*Problem description*.
Only the lines from the one with "Emit a Python" to the last line belong in your answer; write them out exactly and drop the pictures.

*Supplied material*.
%%
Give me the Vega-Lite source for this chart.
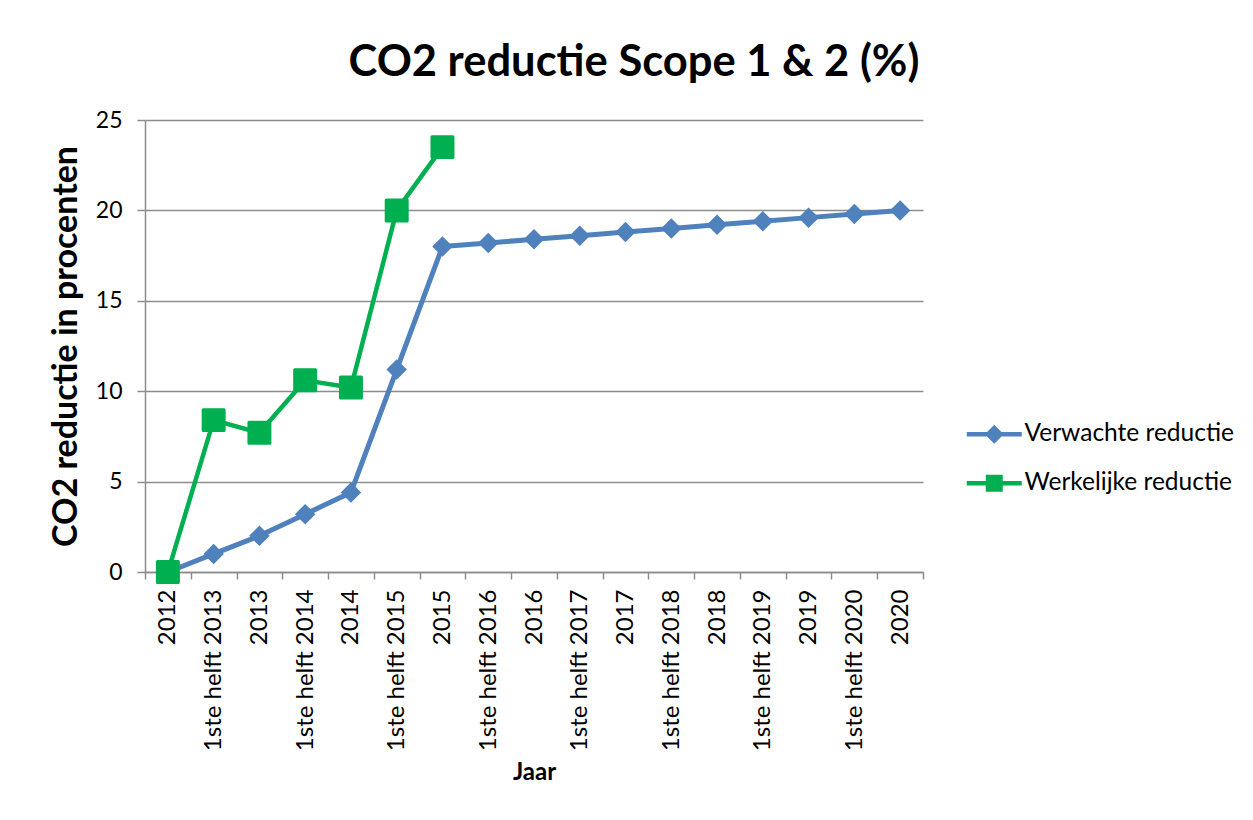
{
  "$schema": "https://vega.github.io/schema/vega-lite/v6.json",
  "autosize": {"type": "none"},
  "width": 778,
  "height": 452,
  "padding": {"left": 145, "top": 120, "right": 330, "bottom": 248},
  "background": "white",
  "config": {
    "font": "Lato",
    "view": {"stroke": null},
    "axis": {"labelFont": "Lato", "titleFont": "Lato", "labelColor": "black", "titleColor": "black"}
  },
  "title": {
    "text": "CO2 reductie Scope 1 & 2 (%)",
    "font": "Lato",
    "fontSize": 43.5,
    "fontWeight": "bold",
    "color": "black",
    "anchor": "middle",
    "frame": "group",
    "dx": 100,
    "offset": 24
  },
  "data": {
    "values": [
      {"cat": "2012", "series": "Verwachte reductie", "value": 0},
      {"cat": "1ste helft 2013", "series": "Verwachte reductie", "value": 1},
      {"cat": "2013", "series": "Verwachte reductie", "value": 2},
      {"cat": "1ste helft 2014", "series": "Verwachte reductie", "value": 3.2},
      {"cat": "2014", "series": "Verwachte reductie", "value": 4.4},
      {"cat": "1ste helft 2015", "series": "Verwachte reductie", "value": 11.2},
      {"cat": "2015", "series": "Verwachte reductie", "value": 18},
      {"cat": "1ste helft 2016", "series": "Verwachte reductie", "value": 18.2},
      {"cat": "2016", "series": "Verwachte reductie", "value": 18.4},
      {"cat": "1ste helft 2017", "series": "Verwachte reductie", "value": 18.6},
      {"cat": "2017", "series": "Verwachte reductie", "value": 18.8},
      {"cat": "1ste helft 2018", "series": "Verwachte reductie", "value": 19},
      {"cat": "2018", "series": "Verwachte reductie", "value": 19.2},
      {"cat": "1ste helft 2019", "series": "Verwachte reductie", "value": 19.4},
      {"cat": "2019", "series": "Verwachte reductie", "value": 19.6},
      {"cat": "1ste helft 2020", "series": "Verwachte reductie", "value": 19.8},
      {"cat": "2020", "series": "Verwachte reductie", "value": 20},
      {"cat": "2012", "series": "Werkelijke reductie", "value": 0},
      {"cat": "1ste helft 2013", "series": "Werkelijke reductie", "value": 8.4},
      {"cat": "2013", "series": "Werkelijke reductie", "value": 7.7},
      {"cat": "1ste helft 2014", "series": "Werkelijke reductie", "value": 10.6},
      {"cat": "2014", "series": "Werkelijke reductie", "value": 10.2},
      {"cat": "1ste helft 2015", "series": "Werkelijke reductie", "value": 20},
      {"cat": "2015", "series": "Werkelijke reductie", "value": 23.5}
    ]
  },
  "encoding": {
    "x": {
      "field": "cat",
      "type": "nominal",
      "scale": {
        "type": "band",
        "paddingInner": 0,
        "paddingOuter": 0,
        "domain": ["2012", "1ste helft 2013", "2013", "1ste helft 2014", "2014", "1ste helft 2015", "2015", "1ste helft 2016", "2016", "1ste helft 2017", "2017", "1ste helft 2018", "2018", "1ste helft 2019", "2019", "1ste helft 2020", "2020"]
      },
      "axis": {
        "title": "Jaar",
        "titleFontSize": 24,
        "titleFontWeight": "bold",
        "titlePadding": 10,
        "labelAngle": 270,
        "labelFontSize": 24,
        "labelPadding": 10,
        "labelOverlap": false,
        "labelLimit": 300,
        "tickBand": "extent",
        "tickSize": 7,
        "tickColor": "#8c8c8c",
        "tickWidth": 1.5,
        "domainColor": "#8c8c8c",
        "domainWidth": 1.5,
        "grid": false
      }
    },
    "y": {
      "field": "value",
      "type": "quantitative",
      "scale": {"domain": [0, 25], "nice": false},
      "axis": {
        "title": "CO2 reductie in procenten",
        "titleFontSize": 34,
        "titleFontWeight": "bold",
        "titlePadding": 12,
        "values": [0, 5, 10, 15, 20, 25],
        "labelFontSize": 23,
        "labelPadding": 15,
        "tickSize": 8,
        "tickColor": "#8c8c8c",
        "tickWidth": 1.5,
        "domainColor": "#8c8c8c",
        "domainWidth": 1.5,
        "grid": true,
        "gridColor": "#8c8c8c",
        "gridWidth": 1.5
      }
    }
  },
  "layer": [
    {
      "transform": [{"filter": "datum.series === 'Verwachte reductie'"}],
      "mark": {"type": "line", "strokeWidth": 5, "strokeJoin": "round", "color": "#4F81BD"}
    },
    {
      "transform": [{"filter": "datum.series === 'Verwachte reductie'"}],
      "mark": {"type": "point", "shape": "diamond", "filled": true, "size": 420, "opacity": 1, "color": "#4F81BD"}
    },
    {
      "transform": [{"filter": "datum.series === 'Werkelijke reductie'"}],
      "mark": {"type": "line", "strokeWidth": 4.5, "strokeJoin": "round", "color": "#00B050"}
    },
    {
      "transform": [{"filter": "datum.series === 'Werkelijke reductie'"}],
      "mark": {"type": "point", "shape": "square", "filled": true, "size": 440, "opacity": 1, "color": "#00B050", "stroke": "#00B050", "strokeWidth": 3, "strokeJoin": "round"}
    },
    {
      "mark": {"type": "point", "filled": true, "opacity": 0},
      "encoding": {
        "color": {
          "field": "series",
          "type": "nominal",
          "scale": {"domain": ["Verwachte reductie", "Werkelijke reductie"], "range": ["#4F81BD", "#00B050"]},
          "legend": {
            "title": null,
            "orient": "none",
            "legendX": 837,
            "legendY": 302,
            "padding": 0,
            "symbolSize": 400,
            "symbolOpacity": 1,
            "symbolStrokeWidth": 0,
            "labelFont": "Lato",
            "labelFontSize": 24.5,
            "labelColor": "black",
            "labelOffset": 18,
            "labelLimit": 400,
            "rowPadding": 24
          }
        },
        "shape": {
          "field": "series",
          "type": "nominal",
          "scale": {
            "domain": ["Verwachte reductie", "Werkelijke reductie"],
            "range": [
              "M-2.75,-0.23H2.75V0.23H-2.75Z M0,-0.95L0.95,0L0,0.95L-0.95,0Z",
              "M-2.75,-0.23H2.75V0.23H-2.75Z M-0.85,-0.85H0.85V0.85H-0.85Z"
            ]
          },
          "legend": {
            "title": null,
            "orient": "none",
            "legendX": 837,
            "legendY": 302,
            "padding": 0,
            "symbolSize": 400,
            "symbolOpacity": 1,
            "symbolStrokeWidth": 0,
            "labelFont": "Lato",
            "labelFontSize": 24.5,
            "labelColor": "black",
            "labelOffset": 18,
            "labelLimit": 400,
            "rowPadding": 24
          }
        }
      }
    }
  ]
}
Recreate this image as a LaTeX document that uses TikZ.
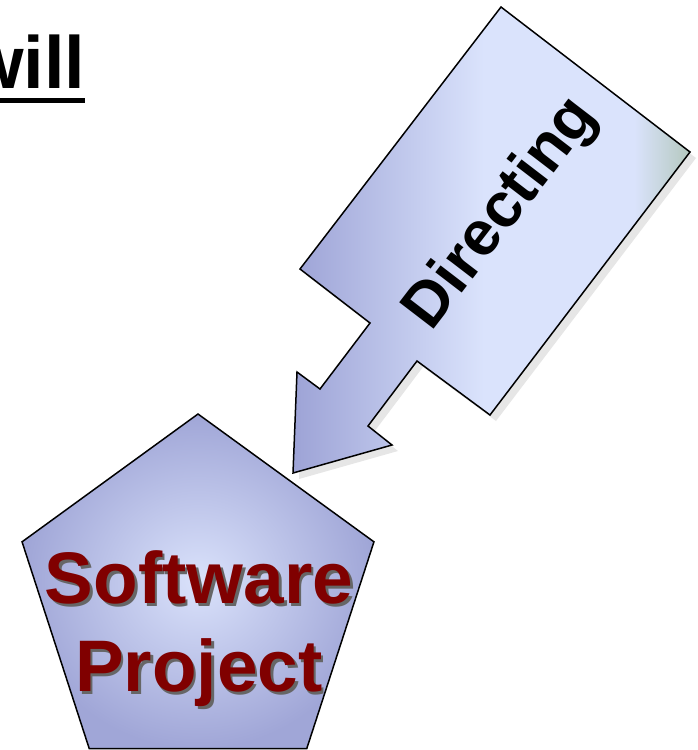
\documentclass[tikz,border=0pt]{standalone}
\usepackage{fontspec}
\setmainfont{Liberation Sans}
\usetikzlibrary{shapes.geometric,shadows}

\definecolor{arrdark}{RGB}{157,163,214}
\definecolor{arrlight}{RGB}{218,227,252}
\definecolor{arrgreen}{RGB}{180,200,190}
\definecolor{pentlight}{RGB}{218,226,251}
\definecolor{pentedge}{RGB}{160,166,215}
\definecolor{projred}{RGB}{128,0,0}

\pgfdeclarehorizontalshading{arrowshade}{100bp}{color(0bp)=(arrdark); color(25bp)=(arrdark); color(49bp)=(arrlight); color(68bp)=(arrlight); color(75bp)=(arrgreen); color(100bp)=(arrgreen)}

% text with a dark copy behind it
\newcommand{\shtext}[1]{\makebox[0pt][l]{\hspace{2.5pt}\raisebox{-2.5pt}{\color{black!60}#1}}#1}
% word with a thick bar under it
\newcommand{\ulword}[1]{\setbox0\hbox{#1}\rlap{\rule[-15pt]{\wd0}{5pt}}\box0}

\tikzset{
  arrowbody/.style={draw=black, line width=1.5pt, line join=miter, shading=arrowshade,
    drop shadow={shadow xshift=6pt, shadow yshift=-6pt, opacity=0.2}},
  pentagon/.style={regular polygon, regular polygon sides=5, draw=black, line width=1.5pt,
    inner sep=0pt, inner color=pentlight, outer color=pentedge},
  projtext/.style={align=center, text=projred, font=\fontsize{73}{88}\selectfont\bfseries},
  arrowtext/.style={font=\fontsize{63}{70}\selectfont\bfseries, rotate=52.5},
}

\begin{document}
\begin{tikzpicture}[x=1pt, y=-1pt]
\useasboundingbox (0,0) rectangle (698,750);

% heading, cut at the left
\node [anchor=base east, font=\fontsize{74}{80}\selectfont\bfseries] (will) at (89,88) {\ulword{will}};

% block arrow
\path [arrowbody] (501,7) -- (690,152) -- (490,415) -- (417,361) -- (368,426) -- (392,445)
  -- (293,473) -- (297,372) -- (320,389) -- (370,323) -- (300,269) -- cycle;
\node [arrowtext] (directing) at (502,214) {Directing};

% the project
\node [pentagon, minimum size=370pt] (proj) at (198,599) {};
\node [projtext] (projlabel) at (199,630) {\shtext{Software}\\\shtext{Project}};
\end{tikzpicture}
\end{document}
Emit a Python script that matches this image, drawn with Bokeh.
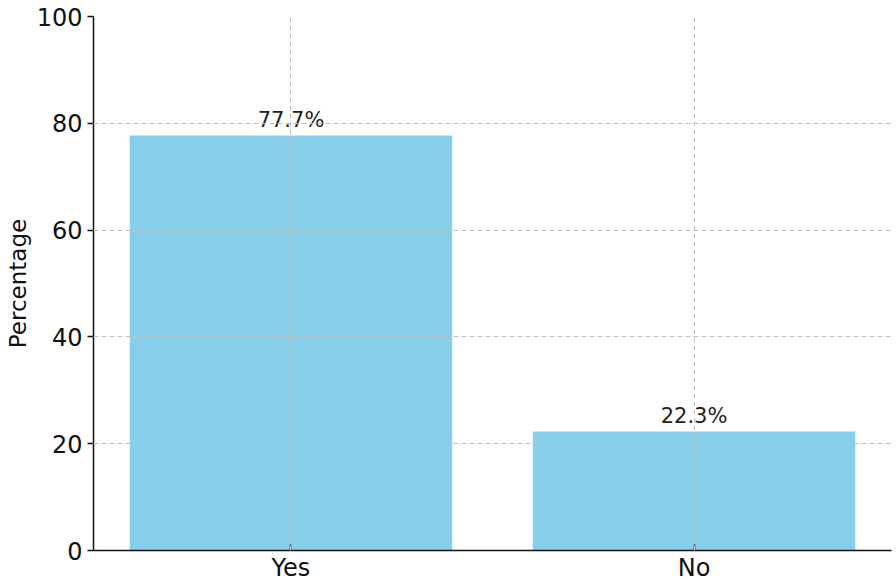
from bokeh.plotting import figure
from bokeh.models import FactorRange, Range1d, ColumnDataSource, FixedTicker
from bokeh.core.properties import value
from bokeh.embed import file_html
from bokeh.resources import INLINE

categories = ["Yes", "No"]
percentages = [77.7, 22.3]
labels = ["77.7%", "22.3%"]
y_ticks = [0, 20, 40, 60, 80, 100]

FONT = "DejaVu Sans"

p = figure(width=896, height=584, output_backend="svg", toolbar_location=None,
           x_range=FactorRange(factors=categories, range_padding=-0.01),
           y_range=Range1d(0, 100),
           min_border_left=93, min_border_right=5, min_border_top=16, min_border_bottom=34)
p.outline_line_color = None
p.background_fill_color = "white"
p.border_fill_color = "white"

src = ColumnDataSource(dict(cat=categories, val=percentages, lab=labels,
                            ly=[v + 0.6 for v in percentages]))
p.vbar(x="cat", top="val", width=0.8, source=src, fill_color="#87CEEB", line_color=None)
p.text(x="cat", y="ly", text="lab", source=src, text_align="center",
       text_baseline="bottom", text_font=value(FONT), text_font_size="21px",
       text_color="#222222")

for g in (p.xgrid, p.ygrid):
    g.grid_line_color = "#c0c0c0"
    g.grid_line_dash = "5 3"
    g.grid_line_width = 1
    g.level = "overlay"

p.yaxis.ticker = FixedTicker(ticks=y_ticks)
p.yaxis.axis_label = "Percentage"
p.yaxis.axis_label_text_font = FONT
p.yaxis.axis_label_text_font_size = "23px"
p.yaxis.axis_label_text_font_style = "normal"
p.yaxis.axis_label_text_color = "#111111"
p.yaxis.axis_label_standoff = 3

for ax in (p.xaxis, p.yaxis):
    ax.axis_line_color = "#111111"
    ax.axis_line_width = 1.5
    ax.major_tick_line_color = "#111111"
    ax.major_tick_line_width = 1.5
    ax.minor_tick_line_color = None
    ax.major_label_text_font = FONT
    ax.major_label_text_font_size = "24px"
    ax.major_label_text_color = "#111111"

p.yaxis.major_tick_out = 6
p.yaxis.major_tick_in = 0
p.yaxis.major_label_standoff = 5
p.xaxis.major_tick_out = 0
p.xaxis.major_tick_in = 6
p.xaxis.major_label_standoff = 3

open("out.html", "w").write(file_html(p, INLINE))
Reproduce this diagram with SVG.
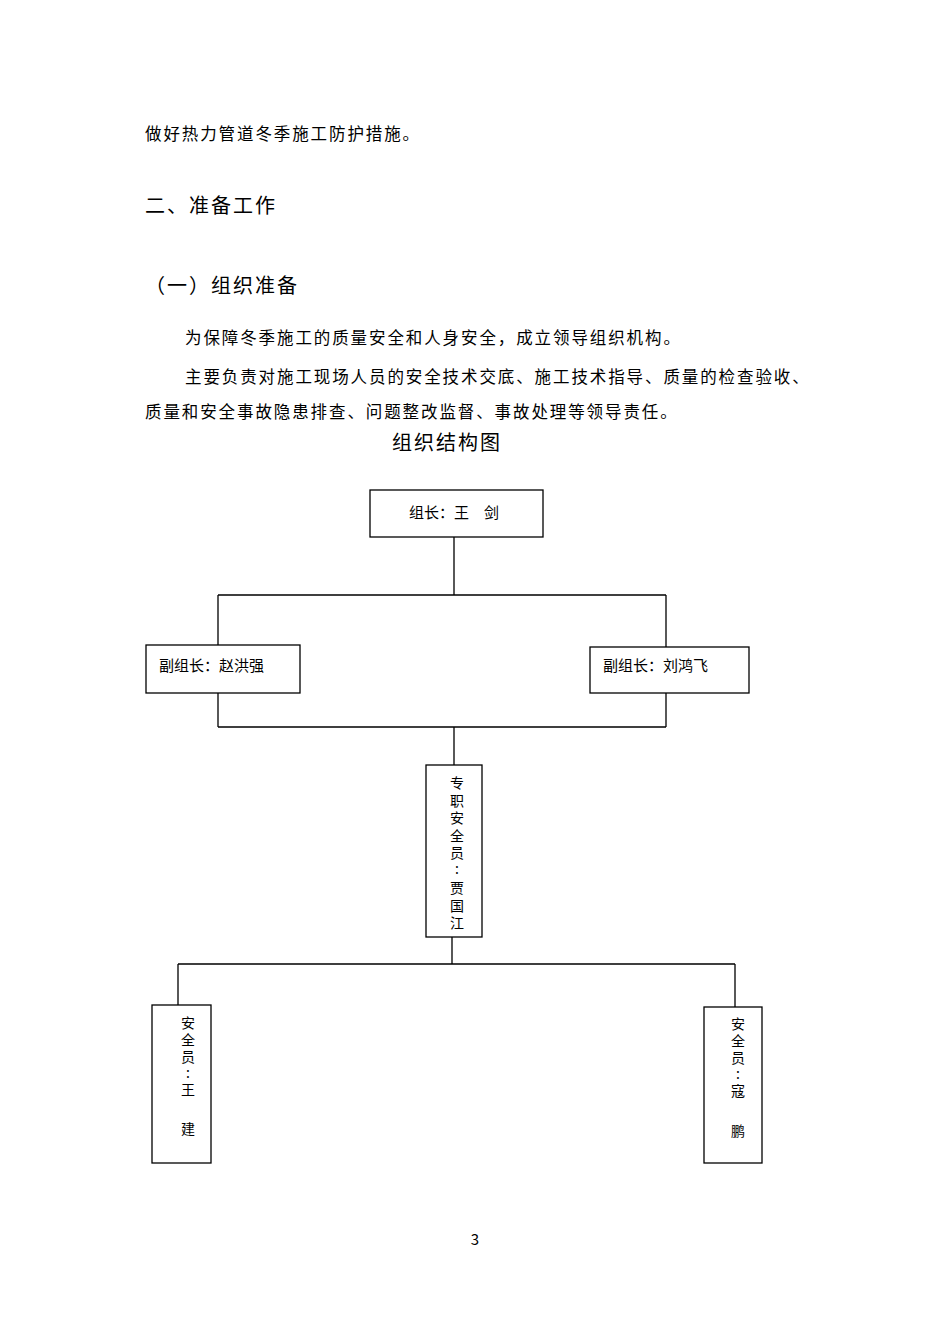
%%
*Answer to the task*.
Emit a Python script that matches this image, drawn with Bokeh.
from bokeh.plotting import figure
from bokeh.models import FactorRange, Range1d, ColumnDataSource, FixedTicker
from bokeh.core.properties import value
from bokeh.embed import file_html
from bokeh.resources import INLINE

categories = ["Yes", "No"]
percentages = [77.7, 22.3]
labels = ["77.7%", "22.3%"]
y_ticks = [0, 20, 40, 60, 80, 100]

FONT = "DejaVu Sans"

p = figure(width=896, height=584, output_backend="svg", toolbar_location=None,
           x_range=FactorRange(factors=categories, range_padding=-0.01),
           y_range=Range1d(0, 100),
           min_border_left=93, min_border_right=5, min_border_top=16, min_border_bottom=34)
p.outline_line_color = None
p.background_fill_color = "white"
p.border_fill_color = "white"

src = ColumnDataSource(dict(cat=categories, val=percentages, lab=labels,
                            ly=[v + 0.6 for v in percentages]))
p.vbar(x="cat", top="val", width=0.8, source=src, fill_color="#87CEEB", line_color=None)
p.text(x="cat", y="ly", text="lab", source=src, text_align="center",
       text_baseline="bottom", text_font=value(FONT), text_font_size="21px",
       text_color="#222222")

for g in (p.xgrid, p.ygrid):
    g.grid_line_color = "#c0c0c0"
    g.grid_line_dash = "5 3"
    g.grid_line_width = 1
    g.level = "overlay"

p.yaxis.ticker = FixedTicker(ticks=y_ticks)
p.yaxis.axis_label = "Percentage"
p.yaxis.axis_label_text_font = FONT
p.yaxis.axis_label_text_font_size = "23px"
p.yaxis.axis_label_text_font_style = "normal"
p.yaxis.axis_label_text_color = "#111111"
p.yaxis.axis_label_standoff = 3

for ax in (p.xaxis, p.yaxis):
    ax.axis_line_color = "#111111"
    ax.axis_line_width = 1.5
    ax.major_tick_line_color = "#111111"
    ax.major_tick_line_width = 1.5
    ax.minor_tick_line_color = None
    ax.major_label_text_font = FONT
    ax.major_label_text_font_size = "24px"
    ax.major_label_text_color = "#111111"

p.yaxis.major_tick_out = 6
p.yaxis.major_tick_in = 0
p.yaxis.major_label_standoff = 5
p.xaxis.major_tick_out = 0
p.xaxis.major_tick_in = 6
p.xaxis.major_label_standoff = 3

open("out.html", "w").write(file_html(p, INLINE))
Reproduce this diagram with SVG.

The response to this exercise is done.